As cities strive to meet net zero carbon targets, green mobility has become a priority.
Yet new technology, real estate and human-centric city planning are equally essential if we are to succeed in the transition to a more sustainable world. Planning cities that are more livable, energy-efficient and resilient to environmental change is a challenge that will require broader thinking. In this blog post, Martina Williams, Head of JLL Work Dynamics DACH and CEE at JLL, DACH & CEE, describes, how sustainable cities can scale their impact on decarbonisation.
Technology that captures information on how people use urban spaces is vital. For cities to harness the vast amounts of data that can deliver such insights at large scale, buildings need to be digitally connected.
Many buildings already make use of occupancy sensors to optimise energy use, while air quality sensors are increasingly critical to ensure ventilation meets health standards. At the same time, the pandemic has accelerated adoption of technology that delivers real-time information on what people need and want, creating demand among companies for flexible, tech-enabled real estate.
Smart buildings that can share with each other real-time data on space usage and resource consumption could catalyse the energy and carbon efficiency that is so urgently needed in the built environment. However, regulatory hurdles, security concerns and a lack of standardisation often hinder efforts to scale such technological capabilities to city level, while also limiting potential for the scaling of mobility schemes.
Given that carbon emissions from buildings make up between 60 to 70 percent of emissions in urban centres, real estate must be a pillar of cities’ decarbonisation strategies. Retrofitting work, from heat pumps for energy efficiency to photovoltaic solutions, may not sound as glamourous as mobility innovation such as electrified public transport, but at scale can play a major role in cutting emissions.
The real estate industry is now undergoing a digital transformation that could be the key to developing smart networks of truly connected buildings, enabling large-scale data insights that can drive decarbonisation across cities.
The good news is that real estate investors and corporate owners of buildings now recognise the need to make buildings smarter and more sustainable, in response to rising demand from large corporate occupiers who have publicly made their own net zero commitments. These market forces are likely to soon impact smaller property owners too, creating a blanket premium on spaces that meet higher environmental standards.
Investors and corporate building owners already value more highly those buildings with a clear roadmap for cutting emissions, according to JLL research. They now need to recognise the importance of property technologies that contribute to the smart, net zero city. By doing so, investors can help bring into the fold technological solutions that transform cities’ digital ecosystems and enable data-driven decarbonisation efforts.

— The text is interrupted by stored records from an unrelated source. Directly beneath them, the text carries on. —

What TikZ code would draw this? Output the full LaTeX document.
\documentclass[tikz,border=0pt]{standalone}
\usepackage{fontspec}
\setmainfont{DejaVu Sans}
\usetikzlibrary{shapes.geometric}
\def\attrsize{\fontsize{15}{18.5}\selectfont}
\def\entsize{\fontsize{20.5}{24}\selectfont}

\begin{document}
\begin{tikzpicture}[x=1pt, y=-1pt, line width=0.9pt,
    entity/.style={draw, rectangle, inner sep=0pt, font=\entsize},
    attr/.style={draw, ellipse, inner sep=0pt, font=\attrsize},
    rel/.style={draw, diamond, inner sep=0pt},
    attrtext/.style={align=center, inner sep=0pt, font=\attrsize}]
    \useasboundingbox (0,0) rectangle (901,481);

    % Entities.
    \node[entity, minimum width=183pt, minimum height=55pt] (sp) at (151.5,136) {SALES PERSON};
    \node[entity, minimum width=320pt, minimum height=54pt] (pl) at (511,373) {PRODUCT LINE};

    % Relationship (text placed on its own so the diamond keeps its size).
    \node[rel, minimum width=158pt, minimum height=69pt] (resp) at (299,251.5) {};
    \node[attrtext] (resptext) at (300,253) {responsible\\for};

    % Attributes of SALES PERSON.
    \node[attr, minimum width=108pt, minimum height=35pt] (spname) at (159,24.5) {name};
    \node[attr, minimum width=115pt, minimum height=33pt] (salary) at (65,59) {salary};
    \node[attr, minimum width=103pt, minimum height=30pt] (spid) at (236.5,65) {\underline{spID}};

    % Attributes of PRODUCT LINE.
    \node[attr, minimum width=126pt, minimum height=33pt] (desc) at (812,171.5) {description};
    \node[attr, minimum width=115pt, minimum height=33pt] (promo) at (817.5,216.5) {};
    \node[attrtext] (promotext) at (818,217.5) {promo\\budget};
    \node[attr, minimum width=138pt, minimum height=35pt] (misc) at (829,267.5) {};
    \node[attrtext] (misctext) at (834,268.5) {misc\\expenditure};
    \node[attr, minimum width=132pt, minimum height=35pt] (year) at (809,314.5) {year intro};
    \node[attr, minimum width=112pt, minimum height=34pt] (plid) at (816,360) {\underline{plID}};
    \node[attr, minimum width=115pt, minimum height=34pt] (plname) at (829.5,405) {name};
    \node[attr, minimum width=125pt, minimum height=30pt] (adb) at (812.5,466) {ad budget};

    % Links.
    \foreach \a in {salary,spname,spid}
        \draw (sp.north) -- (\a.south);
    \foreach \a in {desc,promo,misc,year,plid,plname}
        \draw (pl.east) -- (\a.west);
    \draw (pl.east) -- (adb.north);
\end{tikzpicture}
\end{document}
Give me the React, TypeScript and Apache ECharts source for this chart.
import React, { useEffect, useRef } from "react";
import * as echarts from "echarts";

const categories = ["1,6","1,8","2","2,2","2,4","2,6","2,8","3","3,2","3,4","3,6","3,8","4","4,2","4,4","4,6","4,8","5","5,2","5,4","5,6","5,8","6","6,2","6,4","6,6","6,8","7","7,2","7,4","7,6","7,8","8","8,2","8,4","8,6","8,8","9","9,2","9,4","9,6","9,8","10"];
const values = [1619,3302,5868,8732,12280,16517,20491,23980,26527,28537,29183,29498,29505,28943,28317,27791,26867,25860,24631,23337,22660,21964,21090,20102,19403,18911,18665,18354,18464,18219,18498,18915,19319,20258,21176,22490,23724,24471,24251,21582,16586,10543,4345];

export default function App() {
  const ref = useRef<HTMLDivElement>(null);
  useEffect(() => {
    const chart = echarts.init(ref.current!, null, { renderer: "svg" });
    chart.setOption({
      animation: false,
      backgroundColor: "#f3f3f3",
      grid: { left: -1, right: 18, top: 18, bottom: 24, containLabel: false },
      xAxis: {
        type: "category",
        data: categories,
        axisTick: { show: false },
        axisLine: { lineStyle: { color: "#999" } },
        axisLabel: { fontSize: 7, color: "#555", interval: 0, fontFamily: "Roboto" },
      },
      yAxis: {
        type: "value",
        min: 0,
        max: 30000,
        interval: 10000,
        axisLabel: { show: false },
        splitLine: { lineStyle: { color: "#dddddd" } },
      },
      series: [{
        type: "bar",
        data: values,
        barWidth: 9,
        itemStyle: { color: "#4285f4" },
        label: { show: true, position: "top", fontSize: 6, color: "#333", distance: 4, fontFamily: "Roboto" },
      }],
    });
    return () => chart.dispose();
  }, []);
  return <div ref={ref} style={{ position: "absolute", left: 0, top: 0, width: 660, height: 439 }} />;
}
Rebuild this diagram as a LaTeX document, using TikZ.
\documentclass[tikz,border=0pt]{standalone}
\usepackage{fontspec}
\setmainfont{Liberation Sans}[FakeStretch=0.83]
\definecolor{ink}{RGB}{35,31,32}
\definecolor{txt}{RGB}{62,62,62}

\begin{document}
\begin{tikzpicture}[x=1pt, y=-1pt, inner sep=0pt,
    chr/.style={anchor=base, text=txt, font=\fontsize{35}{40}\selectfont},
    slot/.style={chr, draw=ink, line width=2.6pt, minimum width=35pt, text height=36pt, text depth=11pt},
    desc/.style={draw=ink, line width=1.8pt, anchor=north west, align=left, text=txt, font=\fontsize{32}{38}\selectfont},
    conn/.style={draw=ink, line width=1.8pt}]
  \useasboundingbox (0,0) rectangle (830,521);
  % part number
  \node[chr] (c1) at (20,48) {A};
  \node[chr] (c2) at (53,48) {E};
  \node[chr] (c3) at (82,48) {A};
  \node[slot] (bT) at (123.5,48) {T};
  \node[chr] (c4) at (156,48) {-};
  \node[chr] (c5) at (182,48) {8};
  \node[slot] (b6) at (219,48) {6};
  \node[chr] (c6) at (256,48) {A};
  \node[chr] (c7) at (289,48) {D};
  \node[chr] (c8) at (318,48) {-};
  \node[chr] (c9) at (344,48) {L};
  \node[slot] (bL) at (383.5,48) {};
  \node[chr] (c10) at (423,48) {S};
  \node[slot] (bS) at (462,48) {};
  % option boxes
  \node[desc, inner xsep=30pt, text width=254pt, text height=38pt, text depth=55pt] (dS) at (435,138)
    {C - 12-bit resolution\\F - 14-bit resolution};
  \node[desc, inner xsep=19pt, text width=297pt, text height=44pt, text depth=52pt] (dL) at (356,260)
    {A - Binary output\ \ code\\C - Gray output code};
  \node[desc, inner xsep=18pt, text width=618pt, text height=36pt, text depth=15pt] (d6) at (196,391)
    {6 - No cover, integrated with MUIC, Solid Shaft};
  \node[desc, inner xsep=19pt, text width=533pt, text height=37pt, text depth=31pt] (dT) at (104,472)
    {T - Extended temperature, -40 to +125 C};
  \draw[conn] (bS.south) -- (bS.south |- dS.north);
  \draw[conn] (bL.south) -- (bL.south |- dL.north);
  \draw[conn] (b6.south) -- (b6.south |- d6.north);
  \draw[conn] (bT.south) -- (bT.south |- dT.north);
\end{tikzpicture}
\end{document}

Social impact is a vital aspect of the drive to decarbonise cities. In these post-pandemic years, cities that attract residents and investment will be those that support wellbeing, happiness and productivity.
It’s why city planning must consider the human experience. Amongst other concepts, a greater focus on this is emerging within mixed-use developments. Major urban transformation schemes can bring in new approaches to placemaking, prioritising sustainability alongside inclusiveness and digitization.
This will be vital in the drive to reimagine urban centres as biodiverse, safe and multifunctional spaces that attract communities to gather and connect. Holistic governance that oversees entire areas can help ensure equitable access to these opportunities – and ultimately nurture diverse, dynamic communities with long-term value for people and cities.
Just as key is the need to integrate sustainability into city planning – something that will require strong co-creation and collaboration between civic authorities and real estate developers. While governments can provide incentives and education to encourage innovation and investment in retrofitting and sustainability technologies, many property groups have substantial knowledge and skills that can be shared with those who are earlier in their decarbonisation journey.
People and businesses are increasingly likely to favour greener cities, while 65 percent of real estate investors say they prioritise investing in cities with progressive climate policies.
In the years to come, assessments of a city’s real estate potential will go beyond traditional measures like Gross Domestic Product (GDP), employment and population statistics to consider innovation and talent pools as metrics that reflect a city’s livability and sustainability. In China, the city of Shenzhen has been moving from GDP to Gross Ecosystem Product (GEP) as its accounting system to measure the city’s development and drive policy, with its first annual GEP figure due to be produced this year.
We are in a crucial decade for taking climate action. Addressing the impact of real estate will be the engine for lasting changes that create – and preserve – the value in our built environment.